Roger Cook, the pioneering investigative journalist best known as frontman of British channel ITV’s current affairs program ‘The Cook Report’ in the 1980s and 1990s, has died. He was 83.
Cook’s family confirmed the news in a statement.
“In addition to a distinguished and award-winning career in journalism, Roger was first and foremost a beloved husband and father,” it said.
ITV led the tributes, saying Cook “worked tirelessly to expose criminal wrongdoing and injustice, helping to bring about important and lasting changes to the law” and that “his fearless contribution to journalism will be long remembered.”
Born in New Zealand, Cook moved to Britain in the 1960s after starting his career as a radio journalist in Australia. After a long stint on BBC Radio 4’s ‘The World at One’, he created and presented the radio program ‘Checkpoint’ in the early 1970s, in which he aimed to expose criminals, con artists and official incompetence.
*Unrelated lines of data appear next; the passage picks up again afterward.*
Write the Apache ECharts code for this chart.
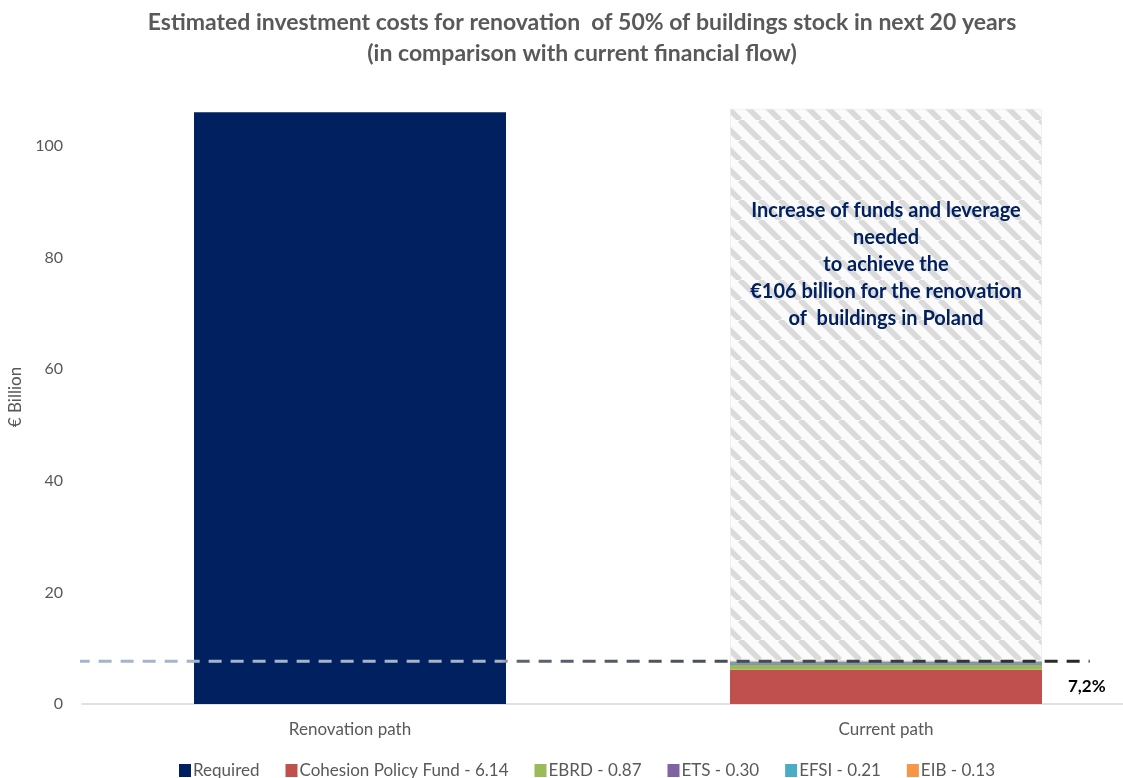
<!DOCTYPE html>
<html>
<head>
<meta charset="utf-8">
<script src="https://cdn.jsdelivr.net/npm/echarts@6/dist/echarts.min.js"></script>
<style>
  html, body { margin: 0; padding: 0; background: #ffffff; }
  #chart { width: 1123px; height: 778px; }
</style>
</head>
<body>
<div id="chart"></div>
<script>
// Categories on the x axis
const categories = ['Renovation path', 'Current path'];

// Required investment (EUR billion) for the renovation path
const requiredValue = 106;

// Current financial flows (EUR billion), stacked in the current path bar
const sourceNames = ['Cohesion Policy Fund', 'EBRD', 'ETS', 'EFSI', 'EIB'];
const sourceValues = [6.14, 0.87, 0.30, 0.21, 0.13];

// Hatched part of the current path bar: the missing funding on top of the current flows
const fundingGap = 99;

// Y axis ticks
const yMin = 0;
const yMax = 110;
const yInterval = 20;

// Note written inside the hatched bar
const gapNote = [
  'Increase of funds and leverage',
  'needed',
  'to achieve the',
  '\u20ac106 billion for the renovation',
  'of  buildings in Poland'
];

const FONT = 'Lato, "Open Sans", sans-serif';
const GREY = '#595959';
const NAVY = '#002060';
const sourceColors = ['#c0504d', '#9bbb59', '#8064a2', '#4bacc6', '#f79646'];

const currentTotal = sourceValues.reduce((a, b) => a + b, 0);
const shareText = (currentTotal / requiredValue * 100).toFixed(1).replace('.', ',') + '%';

// Diagonal hatch for the missing-funding bar
function makeHatch() {
  const s = 20;
  const c = document.createElement('canvas');
  c.width = s; c.height = s;
  const g = c.getContext('2d');
  g.fillStyle = '#fbfbfb';
  g.fillRect(0, 0, s, s);
  g.strokeStyle = '#dadada';
  g.lineWidth = 5.5;
  for (const x0 of [-s, 0, s]) {
    g.beginPath();
    g.moveTo(x0, 0);
    g.lineTo(x0 + s, s);
    g.stroke();
  }
  return c;
}

const chart = echarts.init(document.getElementById('chart'), null, { renderer: 'canvas' });

const legendLabel = (name, v) => name + ' - ' + v.toFixed(2);

const series = [];

series.push({
  name: 'Required',
  type: 'bar',
  stack: 'total',
  barWidth: 312,
  itemStyle: { color: NAVY },
  data: [requiredValue, '-']
});

sourceNames.forEach((name, i) => {
  series.push({
    name: legendLabel(name, sourceValues[i]),
    type: 'bar',
    stack: 'total',
    barWidth: 312,
    itemStyle: { color: sourceColors[i] },
    label: i === 0 ? {
      show: true,
      position: 'right',
      distance: 26,
      formatter: () => shareText,
      color: '#000000',
      fontFamily: FONT,
      fontWeight: 'bold',
      fontSize: 17
    } : { show: false },
    data: ['-', sourceValues[i]]
  });
});

series.push({
  name: 'Gap',
  type: 'bar',
  stack: 'total',
  barWidth: 312,
  itemStyle: {
    color: { image: makeHatch(), repeat: 'repeat' },
    borderColor: '#dde5f0',
    borderWidth: 1,
    borderType: 'dotted'
  },
  label: {
    show: true,
    position: 'insideTop',
    distance: 88,
    formatter: gapNote.join('\n'),
    color: NAVY,
    fontFamily: FONT,
    fontWeight: 'bold',
    fontSize: 20,
    lineHeight: 27,
    align: 'center'
  },
  emphasis: { disabled: true },
  data: ['-', fundingGap]
});

// Dashed reference line at the level of current flows, spanning both bars
const lineSpan = [-0.51, 1.38];
series.push({
  name: 'Current level',
  type: 'line',
  xAxisIndex: 1,
  yAxisIndex: 0,
  symbol: 'none',
  clip: false,
  z: 5,
  lineStyle: {
    width: 3,
    type: [13, 9],
    color: new echarts.graphic.LinearGradient(0, 0, 1, 0, [
      { offset: 0, color: '#a3b4cc' },
      { offset: 0.42, color: '#aab5c4' },
      { offset: 0.43, color: '#5d6573' },
      { offset: 1, color: '#262626' }
    ])
  },
  data: [[lineSpan[0], currentTotal], [lineSpan[1], currentTotal]]
});

chart.setOption({
  animation: false,
  backgroundColor: '#ffffff',
  title: {
    text: 'Estimated investment costs for renovation  of 50% of buildings stock in next 20 years\n(in comparison with current financial flow)',
    left: 577,
    top: 2,
    textAlign: 'center',
    textStyle: {
      fontFamily: FONT,
      fontWeight: 'bold',
      fontSize: 23,
      lineHeight: 31,
      color: GREY
    }
  },
  legend: {
    data: ['Required'].concat(sourceNames.map((n, i) => legendLabel(n, sourceValues[i]))),
    left: 174,
    top: 757,
    icon: 'rect',
    itemWidth: 12,
    itemHeight: 13,
    itemGap: 26,
    textStyle: { fontFamily: FONT, fontSize: 17, color: GREY, padding: [0, 0, 0, -3] }
  },
  grid: { left: 82, top: 90, width: 1072, height: 614, outerBoundsMode: 'none', containLabel: false },
  xAxis: [
    {
      type: 'category',
      data: categories,
      axisLine: { lineStyle: { color: '#d9d9d9', width: 1.5 } },
      axisTick: { show: false },
      axisLabel: { color: GREY, fontFamily: FONT, fontSize: 17, margin: 17 }
    },
    {
      type: 'value',
      min: -0.5,
      max: 1.5,
      show: false
    }
  ],
  yAxis: {
    type: 'value',
    min: yMin,
    max: yMax,
    interval: yInterval,
    name: '\u20ac Billion',
    nameLocation: 'middle',
    nameGap: 53,
    nameTextStyle: { color: GREY, fontFamily: FONT, fontSize: 17 },
    axisLine: { show: false },
    axisTick: { show: false },
    splitLine: { show: false },
    axisLabel: { color: GREY, fontFamily: FONT, fontSize: 16, margin: 19, showMaxLabel: false }
  },
  series: series
});
</script>
</body>
</html>
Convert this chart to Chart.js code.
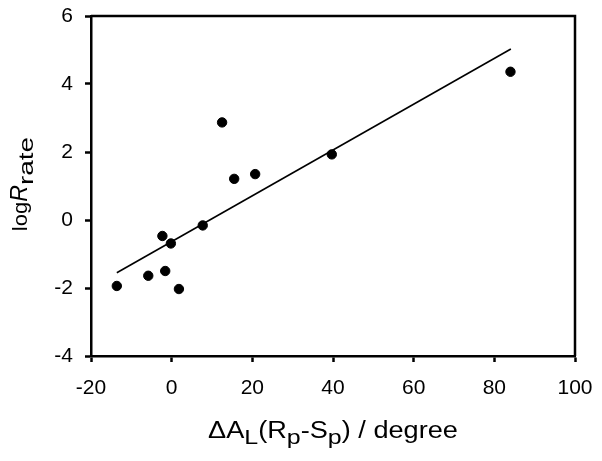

‘The Cook Report’, launched in 1985, was said to be a more expensive screen version of his radio programme. It quickly became known for its filmed stings and Cook’s numerous confrontations with those he targeted – some of whom responded with verbal and sometimes physical abuse. Cook — who was credited with inventing the door-to-door interview technique — was injured a number of times (he suffered three broken ribs during a confrontation on an earlier TV show), and at one point police said a hit man was hired to kill him. “Britain’s bravest/most beaten up journalist,” is how Cook was described at the time.
At its peak, ‘The Cook Report’ was the highest-rated current affairs program on British television, with more than 12 million viewers. It ran for sixteen seasons until 1999 and returned in 2007 for a special entitled ‘Roger Cook’s Greatest Hits’, in which Cook revisited some of his most famous stories.
In 1997, the British Academy honored Cook with a special BAFTA award for “25 years of investigative reporting of outstanding quality.”